L’arrêté ministériel du 22 mars 2023 précité a créé une sous-destination dans la destination « autres activités des secteurs secondaire ou tertiaire » (qui devient « autres activités des secteurs primaire, secondaire ou tertiaire ») spécialement pour les Dark Kitchens et différente de celle des entrepôts : la sous-destination « cuisine dédiée à la vente en ligne ».
L’arrêté précise que « La sous-destination “ cuisine dédiée à la vente en ligne ” recouvre les constructions destinées à la préparation de repas commandés par voie télématique.

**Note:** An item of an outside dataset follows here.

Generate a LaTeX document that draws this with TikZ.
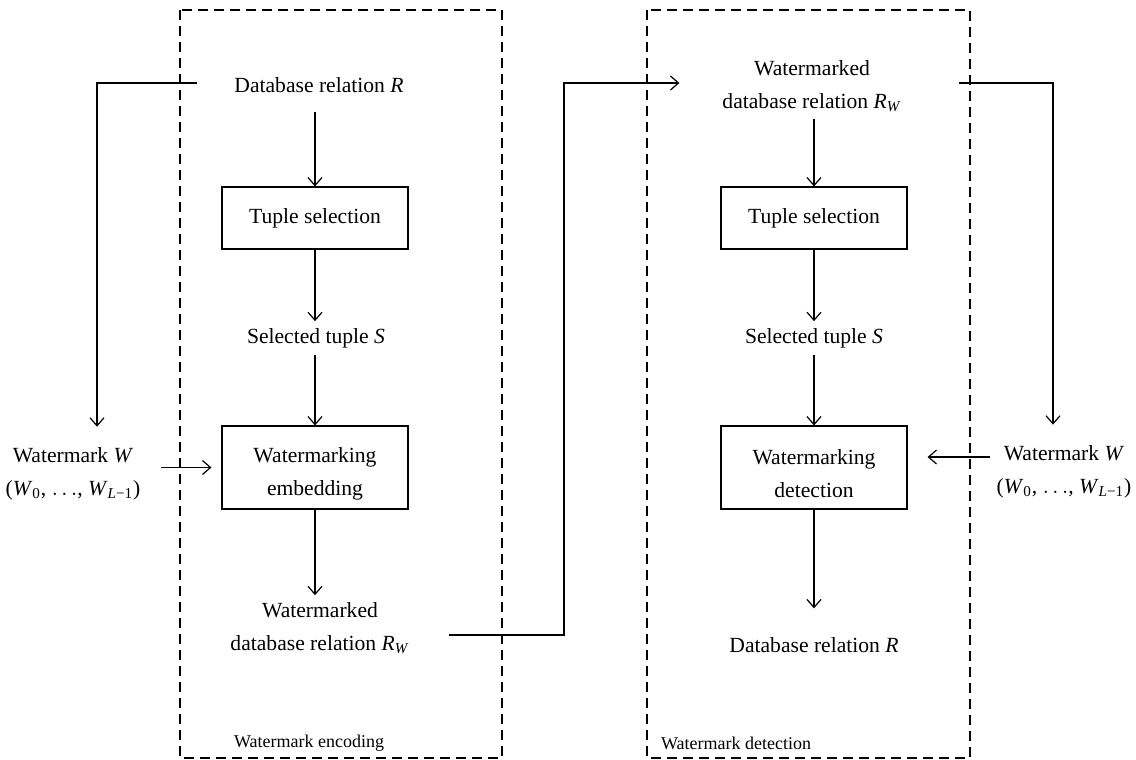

Ces commandes sont soit livrées au client soit récupérées sur place. ».
Ainsi, l’absence d’accueil de la clientèle permet de distinguer l’activité de Dark Kitchens, qui correspond à une activité de laboratoire de cuisine où seuls les plats sont préparés sans accès direct à la clientèle et livrés par un tiers, de l’activité de restauration qui, elle, est considérée comme commerciale.
En effet, selon l’arrêté ministériel du 22 mars 2023 précité, la sous-destination « restauration », quant à elle, « recouvre les constructions destinées à la restauration sur place ou à emporter avec accueil d’une clientèle ».
Dès lors, les exploitants de Dark Kitchens devront, tout comme les exploitants de Dark Stores, déposer au préalable une déclaration de changement de destination des locaux s’ils étaient auparavant affectés à un usage commercial.
Etant précisé qu’à Paris, contrairement aux Dark Stores, les Dark Kitchens ne sont ainsi pas visées par l’interdiction faite par le PLU de transformer la destination de locaux commerciaux en entrepôts, dans la mesure où elles relèvent d’une sous-destination autonome, sauf à ce qu’une évolution du PLU prenne acte de la création de cette nouvelle catégorie qui entrera en vigueur à compter du 1er juillet 2023 …
Par conséquent, la création d’une sous-destination pour les immeubles accueillant les Dark Kitchens et la catégorisation des Dark Stores dans la sous-destination des entrepôts (qui classent ces deux activités dans des destinations non commerciales) auront nécessairement à l’avenir un impact sur les baux commerciaux et les fonds de commerce exploités pour ces activités du fait des contraintes d’établissement qui peuvent être dictées par les PLU de chaque localité.